6: Allow the Panel to Dry Correctly

Standard cold press veneer glues require 60 minutes of press time to "set" the veneer glue. Remember that the actual curing takes another 4 to 6 hours outside of the bag. Be sure to let the panel dry completely before you do any sanding or machining.

PPR's and urea resins require 4 to 6 hours in the press. These glues do not require air to evaporate the liquid in the adhesive so they can generally be machined immediately after they are pulled from the press.

Don't leave a panel in the press longer than the glue specifies. For some veneer adhesives this can cause the glue to get "globby" which then causes ripples and bubbles to form in the veneer. Leaving panels in for too long can also allow mold to grow. I've seen cherry and maple develop patches of mold in less than 6 hours.

Panel warping can be prevented by allowing both sides of the panel to dry evenly. Small light-weight panels can simply be hung by spring clamps from a rope or dowel. Large panels can be placed on a flat surface with dowels or small diameter PVC pipe underneath to allow air flow which creates an even drying of both sides of the panel. For more information, be sure to check out the "Curing Glued Panels" page.

7: Trim the Panel Using the Right Tool

If the substrate was cut to the exact size before the veneer was applied then a flush cutting router bit is typically used to trim the edges. This works very well as long as the edge of the substrate is square, free of voids, and has no glue runs that have dripped down the sides.

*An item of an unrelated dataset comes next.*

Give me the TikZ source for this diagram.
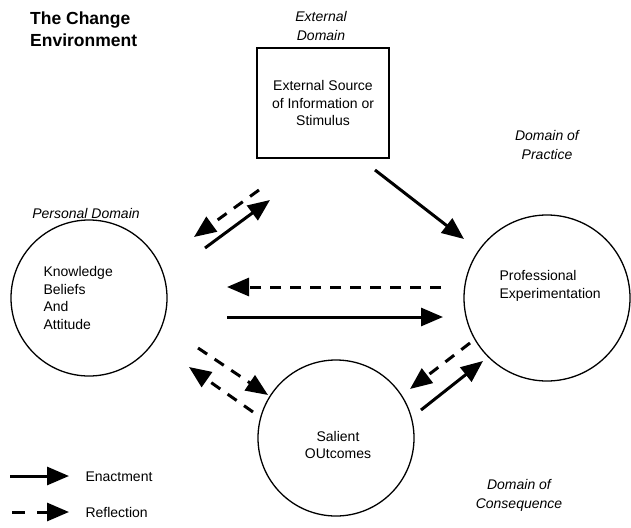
\documentclass[tikz,border=0pt]{standalone}
\usepackage{fontspec}
\setmainfont{Liberation Sans}
\usetikzlibrary{arrows.meta}
\begin{document}
\begin{tikzpicture}[x=1pt,y=-1pt,
  every node/.style={font=\fontsize{14}{17.5}\selectfont},
  lab/.style={font=\fontsize{14}{19}\selectfont\itshape, align=center},
  ring/.style={draw, circle, line width=1.3pt, inner sep=0pt},
  enact/.style={line width=3pt, -{Triangle[length=22pt,width=18pt]}},
  reflect/.style={enact, dash pattern=on 11pt off 9pt}
]
\useasboundingbox (0,0) rectangle (631,527);
% title
\node[font=\fontsize{17.5}{22}\selectfont\bfseries, align=left, anchor=north west, inner sep=0pt] (title) at (30,12) {The Change\\Environment};
% box
\node[draw, line width=1.3pt, minimum width=132pt, minimum height=110pt, align=center] (box) at (323,103) {External Source\\of Information or\\Stimulus};
\node[lab] (extlab) at (321,26) {External\\Domain};
% circles
\node[ring, minimum size=156pt] (kb) at (89,298) {};
\node[align=left, anchor=west] (kbtext) at (40,298) {Knowledge\\Beliefs\\And\\Attitude};
\node[lab] (perslab) at (86,213) {Personal Domain};
\node[ring, minimum size=166pt] (pe) at (547,298) {};
\node[align=left, anchor=west] (petext) at (496,286) {Professional\\Experimentation};
\node[ring, minimum size=156pt] (so) at (336,438) {};
\node[align=center] (sotext) at (338,445) {Salient\\OUtcomes};
\node[lab] (praclab) at (547,145) {Domain of\\Practice};
\node[lab] (conslab) at (519,495) {Domain of\\Consequence};
% arrow endpoints
\coordinate (a1s) at (259,190); \coordinate (a1e) at (194,237);
\coordinate (a2s) at (205,248); \coordinate (a2e) at (270,200);
\coordinate (a3s) at (375,170); \coordinate (a3e) at (464,239);
\coordinate (a4s) at (441,287); \coordinate (a4e) at (227,287);
\coordinate (a5s) at (227,317); \coordinate (a5e) at (443,317);
\coordinate (a6s) at (198,348); \coordinate (a6e) at (268,395);
\coordinate (a7s) at (253,412); \coordinate (a7e) at (189,367);
\coordinate (a8s) at (470,343); \coordinate (a8e) at (410,389);
\coordinate (a9s) at (421,410); \coordinate (a9e) at (483,361);
\draw[reflect] (a1s) -- (a1e);
\draw[enact] (a2s) -- (a2e);
\draw[enact] (a3s) -- (a3e);
\draw[reflect] (a4s) -- (a4e);
\draw[enact] (a5s) -- (a5e);
\draw[reflect] (a6s) -- (a6e);
\draw[reflect] (a7s) -- (a7e);
\draw[reflect] (a8s) -- (a8e);
\draw[enact] (a9s) -- (a9e);
% legend
\coordinate (l1s) at (10,476); \coordinate (l1e) at (69,476);
\coordinate (l2s) at (12,512); \coordinate (l2e) at (69,512);
\draw[enact] (l1s) -- (l1e);
\draw[reflect, dash pattern=on 13pt off 12pt] (l2s) -- (l2e);
\node[anchor=west] (enlab) at (82,477) {Enactment};
\node[anchor=west] (relab) at (82,512) {Reflection};
\end{tikzpicture}
\end{document}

Instead of cutting the substrate to the exact size, I prefer to cut my substrate panels one inch larger in both directions and then apply a veneer that is a half inch smaller than the substrate. I will typically line up one edge of the veneer with one edge of the substrate so that the veneer is inside the edge of the substrate by an eighth of an inch. Then I use blue painter's tape to hold it in place. Once the panel has cured, I use my table saw to do the final cutting of the panel. I start by cutting the side opposite from where I lined up the edge of the veneer slightly off the edge of the substrate. Then I go back to the other side and trim the panel to its final side.

Cutting veneer with a table saw requires a sharp blade. I prefer a saw blade designed to cross cut plywood but my standard blade typically works very well if I keep the blade high so that the cutting action of the teeth is on the downward movement of the blade. Warning: I don't recommend doing this because it is dangerous to have excess teeth above the part which is being cut.

8: Avoid Sanding Through the Veneer

It is every veneer user's nightmare to have a perfect panel ruined because the sander cut through the veneer. It's no less than instant disappointment when the glue surface becomes visible. Don't let a worry about sanding through a panel prevent you from veneering a project. I've been there and I've learned from it.

Do yourself a favor and make a couple of test panels using a softwood veneer like walnut or redwood and a hardwood veneer like maple or Karelian birch burl. These panels don't have to be large. Even an 8" x 10" sample works fine. Apply the glue to the substrate, press the panel, and let it cure.

Draw a dozen or more lines across the veneer surface with a pencil. Be sure the pencil lines go all the way out to to the edges of the panel since this is where many sand-through mistakes can happen. Then use your favorite tool to sand the panel. I use a random orbit sander typically starting with 120 grit. Watch the sanding lines disappear and note where they are removed easiest. You will likely find that the edges of the panel are where the pencil lines are removed with the least amount of effort.

Continue sanding the panel and trying various amounts of pressure on the tool to see how it affects the removal of the pencil markings. You would normally stop sanding when the pencil lines are removed and the panel is smooth, but in this case go ahead and keep sanding. The goal here is to sand down to the glue layer so that you get a feel for exactly how long you can sand before disaster strikes.

In the picture above, I used a random orbit sander (with 120 grit sand paper) for
80 seconds on this spot to sand through the veneer.

Consider making a few of these test panels and test mistakes and with that you will have gained invaluable knowledge that will help you avoid sanding through a project veneer panel.

I draw pencil lines on every veneered project in my shop as a reference for the softness of the veneer. If the line is difficult to remove, then I know I have a hard veneer which I will not easily sand through. I also use the pencil trick to help avoid sanding through if the veneer requires any grain filling or if the raw veneer required a patch piece. Sometimes I end up with some light pencil markings left on the veneer but these are easily removed with a little denatured alcohol on a paper towel.